Fraser Nelson attempts to defend the 1%. I have problems with this. He writes:
If a banker could be found to make RBS so successful that it could be sold at a £20 billion profit for the taxpayer, would they be begrudged, say, a £20 million pay-packet?
This begs the question, in the proper sense of the phrase. In practice, it is impossible to find such a banker. The belief to the contrary reflects several cognitive biases and ideological positions, such as:
- An underweighting of Hayek's scepticism about the possibility of managing complex organizations in which knowledge is inherently dispersed:
- An ignorance of the role of organizational capital. Boris Groysberg has shown (pdf) that managerial "talent" is not portable. What determines the success of a hire is not the individual's skill, but rather the match between his skill and experience and the organization's needs.
- An underweighting of environmental factors, one of which is luck. For example, the best hope of RBS's share price rising is that not so much that good management turns the company around but rather that investors become more risk-tolerant and the risk of a financial crisis recedes, so that its share price rises. This point widens. The market can occasionally sustain poorly-run companies, at leat for long enough for their CEOs to take out millions.
In this sense, demand for managers - and hence their pay - is inflated by the fundamental attribution error and pot hoc ergo propter hoc fallacy which combine to create a faith in "strong leaders" who can transform organizations. And as padeophile priests know, if people have faith in you, you can get away with anything. Bosses can therefore extort millions for mediocre or even disastrous performance.
Fraser's question-begging continues:
Had Fred Goodwin’s mania at RBS been spotted earlier and he had been paid £2 million to go quietly, it would have been money well spent.

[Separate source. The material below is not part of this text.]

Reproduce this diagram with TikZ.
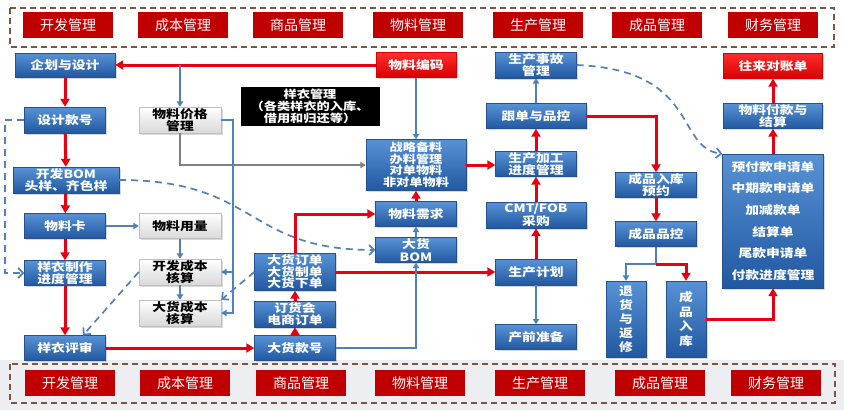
\documentclass[tikz,border=0pt]{standalone}
\usepackage{fontspec}
\setmainfont{Noto Sans CJK SC}[FakeStretch=1.2]
\newfontfamily\tagfont{Noto Sans CJK SC}
\usetikzlibrary{shadows, arrows.meta}
\definecolor{BoxBlueTop}{RGB}{88, 146, 214}
\definecolor{BoxBlueBot}{RGB}{33, 88, 160}
\definecolor{BoxEdge}{RGB}{40, 80, 140}
\definecolor{BoxRedTop}{RGB}{255, 45, 45}
\definecolor{BoxRedBot}{RGB}{215, 0, 0}
\definecolor{TagRed}{RGB}{192, 0, 0}
\definecolor{FrameBrown}{RGB}{125, 85, 65}
\definecolor{LinkRed}{RGB}{230, 0, 18}
\definecolor{LinkBlue}{RGB}{79, 129, 189}
\definecolor{LinkGray}{RGB}{128, 128, 128}
\definecolor{PageGray}{RGB}{236, 238, 241}

\begin{document}
\begin{tikzpicture}[x=1pt, y=-1pt,
        bluebox/.style={draw=BoxEdge, top color=BoxBlueTop, bottom color=BoxBlueBot,
                        text=white, align=center, inner sep=0pt,
                        minimum width=81pt, minimum height=25pt,
                        font=\bfseries\fontsize{11.5}{12.5}\selectfont,
                        drop shadow={opacity=0.3, shadow xshift=1.5pt, shadow yshift=-1.5pt}},
        redbox/.style={bluebox, draw=BoxRedBot, top color=BoxRedTop, bottom color=BoxRedBot},
        graybox/.style={draw=gray!50, top color=white, bottom color=gray!30,
                        text=black, align=center, inner sep=0pt,
                        minimum width=82pt, minimum height=25pt,
                        font=\bfseries\fontsize{11.5}{12.5}\selectfont,
                        drop shadow={opacity=0.3, shadow xshift=1.5pt, shadow yshift=-1.5pt}},
        notebox/.style={fill=black, text=white, align=center, inner sep=0pt,
                        minimum width=139pt, minimum height=39pt,
                        font=\bfseries\fontsize{11}{12}\selectfont},
        tagbox/.style={fill=TagRed, text=white, inner sep=0pt,
                       minimum width=90pt, minimum height=26pt,
                       font=\tagfont\fontsize{14}{14}\selectfont},
        frame/.style={draw=FrameBrown, line width=1.4pt, dash pattern=on 6pt off 4pt},
        redarrow/.style={-{Triangle[length=8pt, width=9pt]}, line width=3pt, LinkRed},
        bluearrow/.style={-{Triangle[length=5.5pt, width=6.5pt]}, line width=1.7pt, LinkBlue},
        grayarrow/.style={-{Triangle[length=5.5pt, width=6.5pt]}, line width=1.7pt, LinkGray},
        dasharrow/.style={-{Straight Barb[length=5pt, width=10pt]}, line width=1.7pt,
                          LinkBlue, dash pattern=on 7pt off 5pt}]

    \useasboundingbox (0,0) rectangle (844,410);
    \fill[PageGray] (0,360) rectangle (844,410);

    % module bars, top and bottom
    \draw[frame] (10,8) rectangle (834,47);
    \draw[frame] (10,364) rectangle (835,403);
    \foreach \name/\xa/\xb/\txt in {dev/68/70/开发管理, cost/183/185/成本管理,
            goods/298/301/商品管理, mat/418/420/物料管理, prod/538/540/生产管理,
            fin/657/660/成品管理, acct/773/776/财务管理} {
        \node[tagbox] (top\name) at (\xa,25) {\txt};
        \node[tagbox] (bot\name) at (\xb,383) {\txt};
    }

    % development column
    \node[bluebox, minimum width=100pt, minimum height=24pt] (plan) at (65,65) {企划与设计};
    \node[bluebox, minimum height=26pt] (design) at (65,120) {设计款号};
    \node[bluebox, minimum width=106pt, minimum height=26pt] (devbom) at (66,180) {开发BOM\\头样、齐色样};
    \node[bluebox] (card) at (65,226) {物料卡};
    \node[bluebox] (proto) at (65,273) {样衣制作\\进度管理};
    \node[bluebox] (review) at (65,348) {样衣评审};

    % cost column
    \node[graybox, minimum height=26pt] (price) at (180,120) {物料价格\\管理};
    \node[graybox] (usage) at (180,226) {物料用量};
    \node[graybox, minimum height=26pt] (devcost) at (180,272) {开发成本\\核算};
    \node[graybox, minimum height=26pt] (bulkcost) at (180,313) {大货成本\\核算};

    \node[notebox] (sample) at (310,106) {样衣管理\\（各类样衣的入库、\\借用和归还等）};

    % goods column
    \node[bluebox, minimum height=37pt, font=\bfseries\fontsize{11.5}{11.5}\selectfont]
          (order) at (295,272) {大货订单\\大货制单\\大货下单};
    \node[bluebox, minimum height=26pt] (fair) at (295,314) {订货会\\电商订单};
    \node[bluebox] (bulkno) at (295,348) {大货款号};

    % material column
    \node[redbox, minimum width=80pt] (code) at (416,65) {物料编码};
    \node[bluebox, minimum width=100pt, minimum height=51pt,
          font=\bfseries\fontsize{11}{11.5}\selectfont] (stock) at (416,165)
          {战略备料\\办料管理\\对单物料\\非对单物料};
    \node[bluebox] (need) at (416,214) {物料需求};
    \node[bluebox] (bulkbom) at (416,250) {大货\\BOM};

    % production column
    \node[bluebox, minimum height=26pt] (accident) at (536,65) {生产事故\\管理};
    \node[bluebox, minimum width=100pt] (track) at (536,116) {跟单与品控};
    \node[bluebox] (process) at (536,164) {生产加工\\进度管理};
    \node[bluebox, minimum width=100pt, minimum height=26pt] (cmt) at (536,215) {CMT/FOB\\采购};
    \node[bluebox, minimum height=26pt] (prodplan) at (536,272) {生产计划};
    \node[bluebox] (prep) at (536,337) {产前准备};

    % finished goods column
    \node[bluebox] (booking) at (656,185) {成品入库\\预约};
    \node[bluebox] (fgqc) at (656,234) {成品品控};
    \node[bluebox, minimum width=40pt, minimum height=76pt,
          font=\bfseries\fontsize{11.5}{14}\selectfont] (repair) at (626,319) {退\\货\\与\\返\\修};
    \node[bluebox, minimum width=40pt, minimum height=76pt,
          font=\bfseries\fontsize{11.5}{14.5}\selectfont] (stockin) at (686,319) {成\\品\\入\\库};

    % finance column
    \node[redbox, minimum width=99pt] (ledger) at (773,66) {往来对账单};
    \node[bluebox, minimum width=99pt] (settle) at (773,116) {物料付款与\\结算};
    \node[bluebox, minimum width=101pt, minimum height=134pt,
          font=\bfseries\fontsize{11.5}{21.6}\selectfont] (payment) at (773,221)
          {预付款申请单\\中期款申请单\\加减款单\\结算单\\尾款申请单\\付款进度管理};

    % helper points
    \coordinate (pricetap) at (180,65);
    \coordinate (costbus) at (233,272);
    \coordinate (leftrail) at (5,120);
    \coordinate (fgsplit) at (656,264);

    % development flow
    \draw[redarrow] (code.west) -- (plan.east);
    \draw[redarrow] (plan) -- (design);
    \draw[redarrow] (design) -- (devbom);
    \draw[redarrow] (devbom) -- (card);
    \draw[redarrow] (card) -- (proto);
    \draw[redarrow] (proto) -- (review);
    \draw[dasharrow] (design.west) -- (leftrail) |- (proto.west);
    \draw[dasharrow] (devbom.east) .. controls (258,180) and (245,250) .. (bulkbom.west);
    \draw[dasharrow] (devcost.west) -- ([xshift=18pt]review.north);

    % cost links
    \draw[bluearrow] (pricetap) -- (price.north);
    \draw[grayarrow] (price.south) |- (stock.west);
    \draw[bluearrow] (price.east) -| (costbus) |- (bulkcost.east);
    \draw[bluearrow] (costbus) -- (devcost.east);
    \draw[bluearrow] (card.east) -- (usage.west);
    \draw[bluearrow] (usage) -- (devcost);
    \draw[bluearrow] (devcost) -- (bulkcost);
    \draw[dasharrow] (order.west) -- (bulkcost.north east);

    % goods and material
    \draw[redarrow] (review.east) -- (bulkno.west);
    \draw[redarrow] (bulkno) -- (fair);
    \draw[redarrow] (fair) -- (order);
    \draw[redarrow] (order.north) |- (need.west);
    \draw[redarrow] (order.east) -- (prodplan.west);
    \draw[bluearrow] (bulkno.east) -| (bulkbom.south);
    \draw[bluearrow] (bulkbom) -- (need);
    \draw[redarrow] (need) -- (stock);
    \draw[bluearrow] (code) -- (stock);
    \draw[redarrow] (stock.east) -- (stock.east -| process.west);

    % production
    \draw[redarrow] (prodplan) -- (cmt);
    \draw[redarrow] (cmt) -- (process);
    \draw[redarrow] (process) -- (track);
    \draw[bluearrow] (track) -- (accident);
    \draw[bluearrow] (prodplan) -- (prep);
    \draw[dasharrow] (accident.east) .. controls (700,70) and (675,148) .. (payment.north west);

    % finished goods and finance
    \draw[redarrow] (track.east) -| (booking.north);
    \draw[redarrow] (booking) -- (fgqc);
    \draw[bluearrow] (fgqc.south) -- (fgsplit) -| (repair.north);
    \draw[redarrow] (fgsplit) -| (stockin.north);
    \draw[redarrow] (stockin.east) -| (payment.south);
    \draw[redarrow] (payment) -- (settle);
    \draw[redarrow] (settle) -- (ledger);
\end{tikzpicture}
\end{document}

But it wasn't spotted. And there's a reason why it wasn't. Management skill is not like sporting or musical skill; it cannot be observed directly by outsiders. We have therefore a problem of asymmetric information. This too gives bosses power, especially as it is combined with the aforementioned biases. And money flows to power.
The market for managers, therefore, is one that's rigged by ideology and information failure.
But does this matter? After all, the market sometimes rewards mediocre musicians or writers so why should we worry if it rewards bad bosses?
One reason is that bosses don't just get money but power, as politicians and the media defer to them. Another reason is that faith in leaders has an enervating effect. If we're looking to leaders (in business or politics), we are apt to lose the ability to take control of our own affairs; this is the converse of Tocqueville's point, that the virtue of democracy is that it "spreads throughout the body social a restless activity, superabundant force, and energy never found elsewhere."
Now, you might think I'm making leftist points here. I'm not sure. For one thing, New Labour was cringeingly deferential towards bosses. And for another, many rightists should, in principle, support what I say. Hayekians should be sceptical of central organization; no rightist should support market failures; and boss culture militates against good Thatcherite virtues of self-reliance. Why then, should the right be so supportive of bosses? It surely can't be because they simply want to defend inequality, can it?
Another thing: I wish Fraser wouldn't repeat that silly trope about to the top 1% paying so much income tax. If inequality is high enough, the rich can pay a disproportionate amount of tax even if the tax system is regressive.